It’s fitting that Kia has chosen to use the EV6 battery-electric vehicle (BEV) to not only showcase the launch of an all-new E-GMP modular EV platform, but of an entirely new design language as well. Gone is the brand’s patented “Tiger Nose Grille”, replaced on the EV6 by something they’re calling a “Digital Tiger Face” which may sound strange, but looks stunning and more low-profile than previous.
Overall, the EV6’s stance is part crossover, part wagon and that’s not a bad combination to have; with its aggressive headlight lenses, full-width rear lightbar (whose lights wrap ‘round the side of the EV6 to meet up with a character line on the lower doors) and two-tone wheels hiding yellow brake calipers, there’s a lot to like about the EV6’s styling and while it looks properly adventurous and almost concept-like, know that it’s virtually showroom ready and set to go on sale later this year. In fact, in some markets, reservations are already open.
Inside, meanwhile, the stylistic adventure continues with all sorts of somewhat asymmetrical panels and surfaces, wild charcoal plus neon green piping and other trim bits such as the seatbelts and seats that are constructed of recycled plastics, dual 12-inch curved display screens for your gauge cluster and infotainment system, flat-bottom hub-style steering wheel and wildly angular door pulls and dash. There’s also a dual-tiered floating centre console with all your drive and infotainment controls on top (the latter can also be controlled via touch) and USB ports and a surface on which you can stow various items below that. It looks a little like what an Xbox designer might do to a car’s interior, so you’ll never see it called “dull”.
Other neat in-car tech bits include an augmented-reality (AR) head-up display, available 14-speaker Meridian audio and Kia’s new “Connect” infotainment that allows plotting of EV charging points and receives over-the-air updates.
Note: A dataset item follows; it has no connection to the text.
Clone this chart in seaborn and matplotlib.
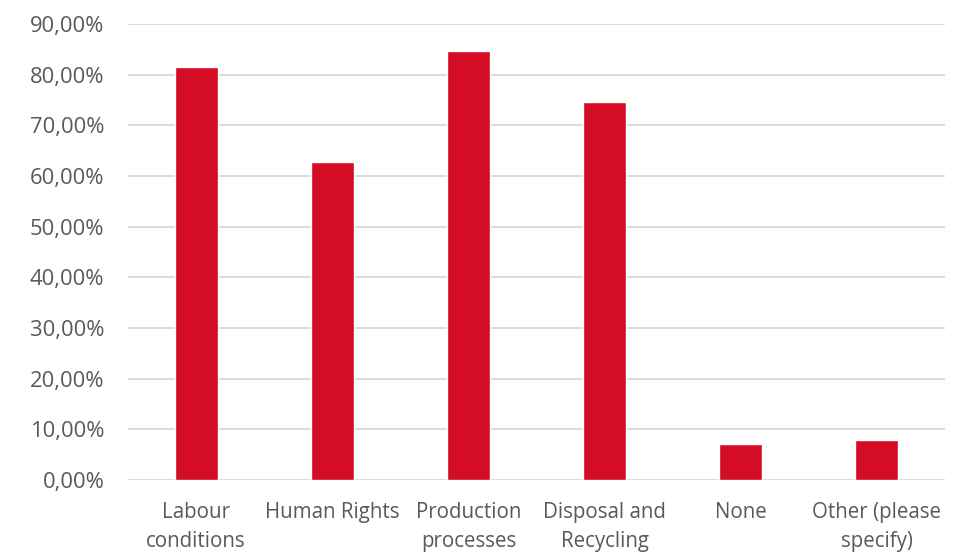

Power comes courtesy of one powertrain, but in two distinct forms: a long-range version with a 77.4 kWh battery, and a standard-range 58 kWh number. Both are available in either RWD or AWD, with the 77.4 RWD model getting a claimed 510 km on a single charge according to stringent WLTP ratings.
Power ratings carry from model to model, but they range from 225 horsepower on the low-range RWD car, all the way up to 577 hp and 546 pound-feet of torque on the top-flite AWD GT model, allowing it to accelerate from 0-100 km/h in 3.5 seconds. We’ll save you the trouble of looking; those are some Tesla Model S and Porsche Taycan Turbo figures. Clearly, Kia is not messing around here and it’s starting to look like the EV6 is going to be the brand’s flagship model.
Power and acceleration figures are one thing (well, two things anyway) but when it comes to BEVs, charging and charge times are always going to be at top of mind, along with range.
To that end, the EV6 will offer 800V and 400V charging capability with the former providing a charge of 10 per cent to 80 per cent in just 18 minutes. There’s also one-pedal driving that will maximize energy recuperation and bring the EV6 to a full stop without ever having to touch the brake pedal. The cherry on top of all this is the system’s ability to discharge power, effectively turning the EV6 into a generator for powering a television at a tailgating party, or various camping gear. Which can be hauled thanks to the EV6’s ability to tow 1,600 kg and stow up to 1,300L if you drop the second row seats. There’s also a Porsche 911-esque front trunk, or “frunk” (although these are being employed by much more than Porsches these days) that can fit 52 litres of gear.
Pricing has not yet been announced; expect that sometime soon as the EV6 is ready to leave the starting gates.